League-wide, this season will also be remembered for the larger context surrounding it. Colorado’s Presidents’ Trophy run established the Avalanche as the NHL’s top regular-season club, while Carolina closed atop the Eastern Conference and reinforced its place among the league’s most reliable contenders. The season also carried the distinctive interruption of the Milano Cortina Olympics, which brought NHL players back to the Winter Games for the first time since 2014. That international pause altered rhythms across the league and added a layer of physical and mental complexity to the second half. Some teams used the transition well. Others never fully found their footing again. In a season shaped by both elite top-end contenders and compressed middle-tier races, the ability to regain form after February became one of the defining separators.
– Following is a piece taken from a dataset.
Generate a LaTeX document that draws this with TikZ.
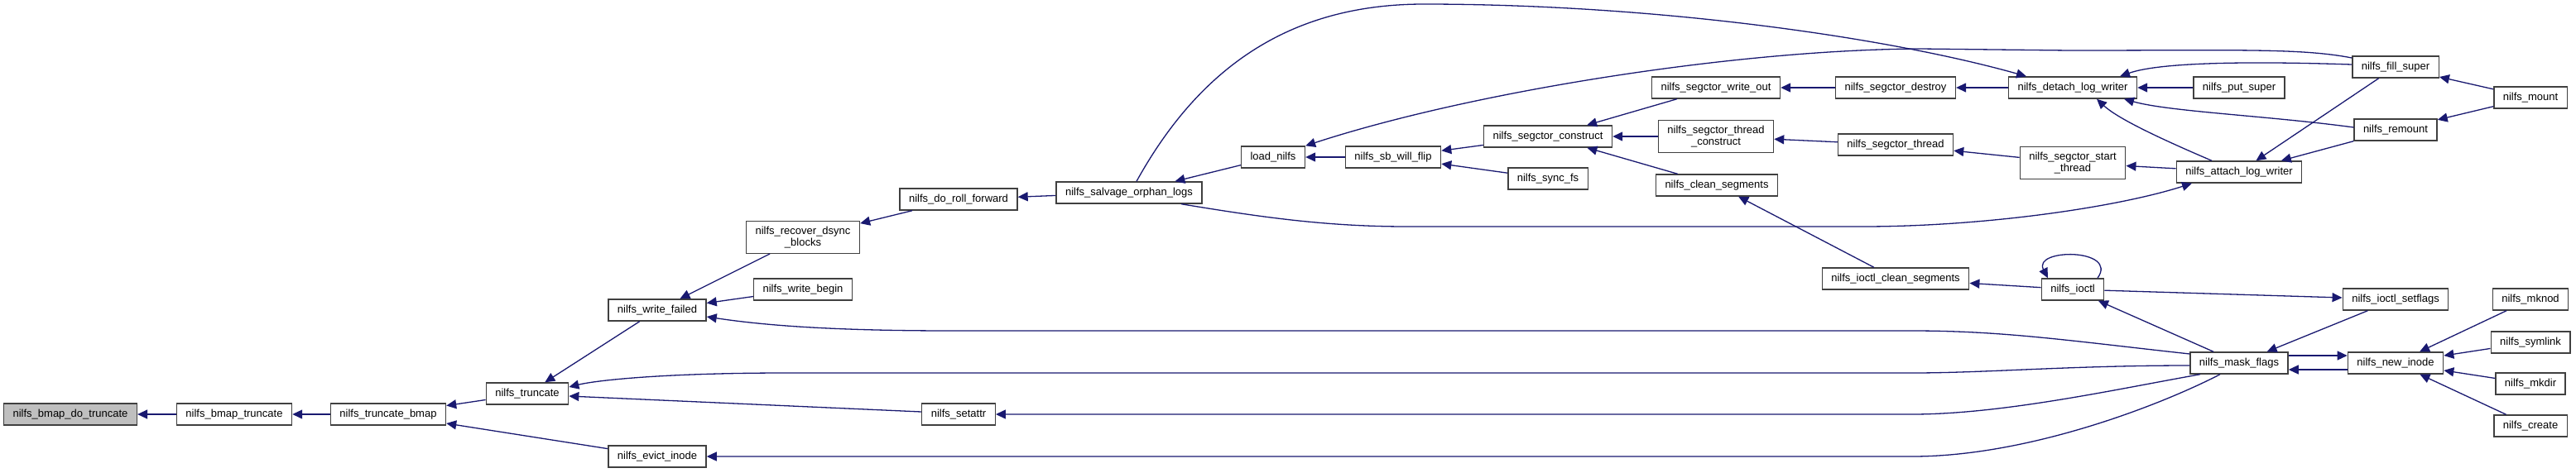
\documentclass[tikz,border=0pt]{standalone}
\usepackage{fontspec}
\setmainfont{Liberation Sans}
\usetikzlibrary{arrows.meta}
\definecolor{callblue}{HTML}{191970}
\definecolor{rim}{HTML}{404040}
\definecolor{hilite}{HTML}{BFBFBF}

\begin{document}
\begin{tikzpicture}[x=1pt, y=-1pt,
    line width=1.3pt, >={Triangle[length=12pt,width=11pt]},
    fn/.style={draw=rim, fill=white, line width=1.4pt, inner xsep=11pt, inner ysep=6pt,
               minimum height=26pt, align=center, font=\fontsize{13}{14.5}\selectfont},
    root/.style={fn, fill=hilite},
    call/.style={->, draw=callblue, line width=1.3pt}]
  % fixed canvas, 1pt = 1px, y grows downwards
  \path[use as bounding box] (0,0) rectangle (3112,571);

  % ================= functions =================
  \node[root] (bmapdo)    at (85,501)   {nilfs\_bmap\_do\_truncate};
  \node[fn]   (bmaptr)    at (283,501)  {nilfs\_bmap\_truncate};
  \node[fn]   (trbmap)    at (469,501)  {nilfs\_truncate\_bmap};
  \node[fn]   (trunc)     at (637,476)  {nilfs\_truncate};
  \node[fn]   (wfailed)   at (794,375)  {nilfs\_write\_failed};
  \node[fn]   (evict)     at (794,552)  {nilfs\_evict\_inode};
  \node[fn]   (dsync)     at (970,287)  {nilfs\_recover\_dsync\\\_blocks};
  \node[fn]   (wbegin)    at (970,350)  {nilfs\_write\_begin};
  \node[fn]   (setattr)   at (1158,501) {nilfs\_setattr};
  \node[fn]   (rollfw)    at (1158,241) {nilfs\_do\_roll\_forward};
  \node[fn]   (salvage)   at (1364,233) {nilfs\_salvage\_orphan\_logs};
  \node[fn]   (load)      at (1538,190) {load\_nilfs};
  \node[fn]   (sbflip)    at (1683,190) {nilfs\_sb\_will\_flip};
  \node[fn]   (construct) at (1870,165) {nilfs\_segctor\_construct};
  \node[fn]   (syncfs)    at (1870,216) {nilfs\_sync\_fs};
  \node[fn]   (writeout)  at (2073,106) {nilfs\_segctor\_write\_out};
  \node[fn]   (thrcons)   at (2073,165) {nilfs\_segctor\_thread\\\_construct};
  \node[fn]   (cleanseg)  at (2074,224) {nilfs\_clean\_segments};
  \node[fn]   (destroy)   at (2290,106) {nilfs\_segctor\_destroy};
  \node[fn]   (thread)    at (2290,175) {nilfs\_segctor\_thread};
  \node[fn]   (ioclean)   at (2290,337) {nilfs\_ioctl\_clean\_segments};
  \node[fn]   (detach)    at (2504,106) {nilfs\_detach\_log\_writer};
  \node[fn]   (start)     at (2504,197) {nilfs\_segctor\_start\\\_thread};
  \node[fn]   (ioctl)     at (2504,350) {nilfs\_ioctl};
  \node[fn]   (putsuper)  at (2705,106) {nilfs\_put\_super};
  \node[fn]   (attach)    at (2705,208) {nilfs\_attach\_log\_writer};
  \node[fn]   (mask)      at (2705,439) {nilfs\_mask\_flags};
  \node[fn]   (fill)      at (2894,81)  {nilfs\_fill\_super};
  \node[fn]   (remount)   at (2894,157) {nilfs\_remount};
  \node[fn]   (setflags)  at (2894,362) {nilfs\_ioctl\_setflags};
  \node[fn]   (newinode)  at (2894,439) {nilfs\_new\_inode};
  \node[fn]   (mount)     at (3057,118) {nilfs\_mount};
  \foreach \name/\y in {mknod/362, symlink/414, mkdir/464, create/515}
    \node[fn] (\name) at (3057,\y) {nilfs\_\name};

  % ================= direct calls =================
  \draw[call] (bmaptr) -- (bmapdo);
  \draw[call] (trbmap) -- (bmaptr);
  \draw[call] (trunc) -- (trbmap);
  \draw[call] (evict) -- (trbmap);
  \draw[call] (wfailed) -- (trunc);
  \draw[call] ([yshift=3pt]setattr.west) -- ([yshift=-3pt]trunc.east);
  \draw[call] (dsync) -- (wfailed);
  \draw[call] (wbegin) -- (wfailed);
  \draw[call] (rollfw) -- (dsync);
  \draw[call] (salvage) -- (rollfw);
  \draw[call] (load) -- (salvage);
  \draw[call] (sbflip) -- (load);
  \draw[call] (construct) -- (sbflip);
  \draw[call] (syncfs) -- (sbflip);
  \draw[call] (writeout) -- (construct);
  \draw[call] (thrcons) -- (construct);
  \draw[call] (cleanseg) -- (construct);
  \draw[call] (destroy) -- (writeout);
  \draw[call] (thread) -- (thrcons);
  \draw[call] (ioclean) -- (cleanseg);
  \draw[call] (detach) -- (destroy);
  \draw[call] (start) -- (thread);
  \draw[call] (attach) -- (start);
  \draw[call] (ioctl) -- (ioclean);
  \draw[call] (putsuper) -- (detach);
  \draw[call] (fill) -- (attach);
  \draw[call] (remount) -- (attach);
  \draw[call] (mount) -- (fill);
  \draw[call] (mount) -- (remount);
  \draw[call] (mask) -- (ioctl);
  \draw[call] (ioctl) -- (setflags);
  \draw[call] (setflags) -- (mask);
  \draw[call] ([yshift=9pt]mask.east) -- ([yshift=9pt]newinode.west);
  \draw[call] ([yshift=-8pt]newinode.west) -- ([yshift=-8pt]mask.east);
  \foreach \name in {mknod, symlink, mkdir, create}
    \draw[call] (\name) -- (newinode);

  % ================= curved calls =================
  \draw[call] ([xshift=30pt]ioctl.north) .. controls (2560,300) and (2455,300) .. ([xshift=-30pt]ioctl.north);
  \draw[call] ([yshift=3pt]fill.west) .. controls (2720,74) and (2610,75) .. ([xshift=57pt]detach.north);
  \draw[call] ([yshift=3pt]remount.west) .. controls (2740,140) and (2620,135) .. ([xshift=62pt]detach.south);
  \draw[call] ([xshift=-33pt]attach.north) .. controls (2620,172) and (2560,145) .. ([xshift=29pt]detach.south);
  \draw[call] ([yshift=11pt]fill.west) .. controls (2780,58) and (2700,61) .. (2500,61) -- (2320,59)
    .. controls (2100,60) and (1780,110) .. (load.north east);
  \draw[call] ([xshift=9pt]salvage.north) .. controls (1450,80) and (1560,5) .. (1720,5)
    .. controls (2000,5) and (2280,45) .. ([xshift=-56pt]detach.north);
  \draw[call] ([xshift=63pt]salvage.south) .. controls (1520,262) and (1600,274) .. (1700,274) -- (2250,274)
    .. controls (2400,274) and (2560,250) .. ([xshift=-57pt]attach.south);

  % ================= nilfs_mask_flags, long calls to the left =================
  \draw[call] ([yshift=11pt]mask.west) .. controls (2500,412) and (2420,400) .. (2310,400) -- (1150,400)
    .. controls (1000,400) and (920,393) .. ([yshift=-8pt]wfailed.east);
  \draw[call] ([yshift=-3pt]mask.west) .. controls (2500,442) and (2400,451) .. (2310,451) -- (950,451)
    .. controls (800,451) and (720,460) .. ([yshift=8pt]trunc.east);
  \draw[call] ([xshift=-47pt]mask.south) .. controls (2560,470) and (2420,501) .. (2310,501) -- (setattr.east);
  \draw[call] ([xshift=-23pt]mask.south) .. controls (2610,490) and (2450,552) .. (2310,552) -- (evict.east);
\end{tikzpicture}
\end{document}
For Explore New Jersey readers, the deeper significance lies in what this moment says about hockey in the region right now. The Devils remain one of the state’s most important franchises, one still capable of commanding attention, drawing expectation, and carrying emotional weight well beyond the standings. That is exactly why this offseason feels so important. It is not just about patching a disappointing season. It is about determining whether the franchise can turn talent into traction and whether the next decisions made in the front office can finally stabilize a club that has flashed promise without sustaining it often enough. The Flyers, meanwhile, have reminded the division that trajectory can change quickly when a team hardens under pressure and gets enough from the right players at the right time.
So as the Stanley Cup Playoffs begin on April 18, the map is clear even if the future is not. Philadelphia is back in the fight, carrying the urgency and reward of a late-season breakthrough into a rivalry series that should command the full attention of the hockey world. New Jersey is out, but not irrelevant; if anything, the opposite is true. The Devils now enter one of the most revealing offseasons the franchise has faced in years, and what happens next may determine whether this season is remembered as a temporary derailment or the point at which the organization finally accepted that talent alone was never going to be enough. For one Metropolitan team, the story has turned toward opportunity. For the other, it has turned toward consequence. In this part of the hockey calendar, both are powerful, and both will shape what New Jersey hockey looks like when the next chapter begins.